Landline rules frustrate telecoms - Telecom companies are pressing to be freed from the obligation of providing low-cost fixed-line telephone service to homes, a move critics say will leave Americans with less reliable or more expensive options.
By Cecilia Kang, Published: April 12
More than 130 years after the first residential phone line was installed, telecom companies are pressing to be freed from the obligation of providing low-cost fixed-line telephone service to homes, a move critics say will leave Americans with less reliable or more expensive options.
Four states have passed laws that release the telephone companies from this requirement, as consumers flock to mobile phone and Internet devices. Several other state governments, facing vigorous lobbying by phone companies, are considering similar measures.
The push from the telecom industry is forcing policymakers to re-examine what has long been a basic guarantee of the government - that every American home should have access to a phone, along with other utilities such as water or electricity.
Industry executives and state lawmakers who support this effort want to expand the definition of the phone utility beyond the century-old icon of the American home to include Web-based devices or mobile phones.
They add that the companies are saddled with arcane rules that are on the wrong side of a clear consumer trend: One-third of homes have replaced their landlines with wireless phones.

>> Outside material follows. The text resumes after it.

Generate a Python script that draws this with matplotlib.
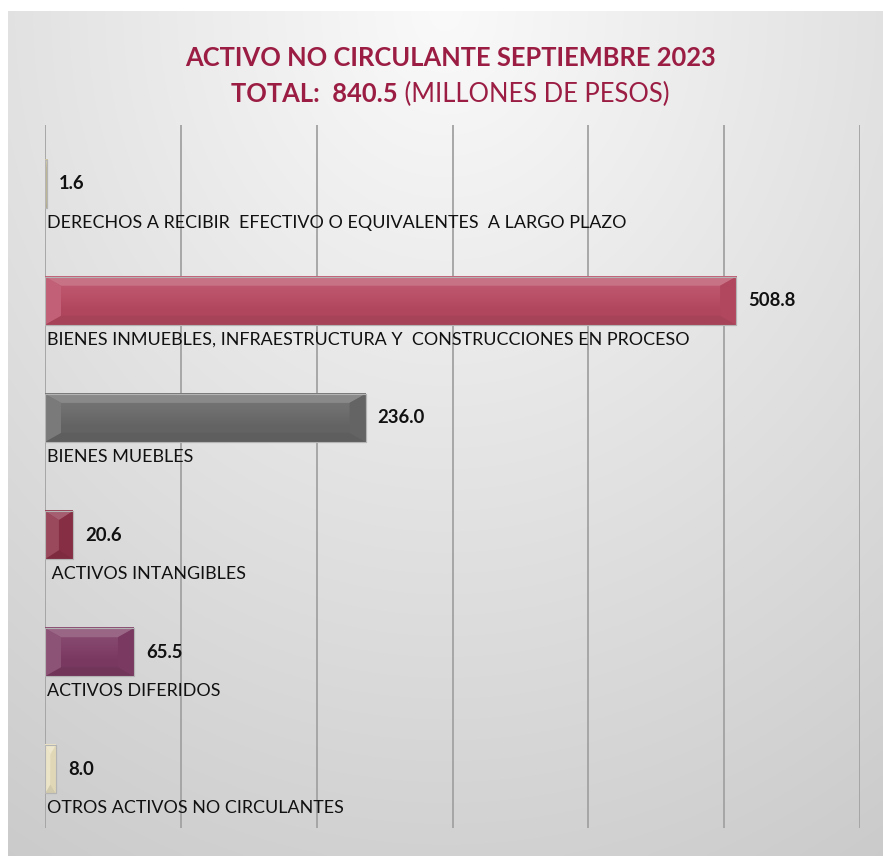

The question, critics say, is whether the effort will leave behind rural residents, the elderly and others. They also worry whether the nation's broadband networks could handle a massive emergency such as a terrorist attack.
"For many, landlines are their lifeline," said Coralette Hannon, a senior legislative staffer at AARP, which has been fighting the legislative proposals. "In rural areas, wireless service can be spotty or expensive and not at all a real option."
That was the concern in Kentucky, which ended its state legislative session Thursday without lawmakers having approved a controversial landline bill. Despite the efforts of dozens of lobbyists working on behalf of AT&T, the bill stalled when the House speaker expressed his opposition to the legislation.
"We are the third-poorest state in the nation, a state with significant rural areas," said Tom FitzGerald, director of the Kentucky Resources Council, a nonprofit organization focused on environmental, energy and utility matters, which opposed the bill. He added that the state couldn't ensure essential services to residents if landline service ended.
The universal landline requirement has been repealed in Florida, North Carolina, Texas, and Wisconsin. There, new homeowners have no guarantee that they could order phone service at affordable rates, consumer advocates say. Those with landline phones could lose their service and have to get wireless phones or Internet-based services, such as Skype or Vonage.
Those aren't affordable options for Susan Shaw, a resident of Xenia, Ohio. The 53-year-old grandmother could see her landline service from AT&T end if the state passes a law that would free the phone giant from its landline requirement.
But she's not interested in paying for cellular service, which would probably be costlier than the $12 a month she pays for her plain old phone.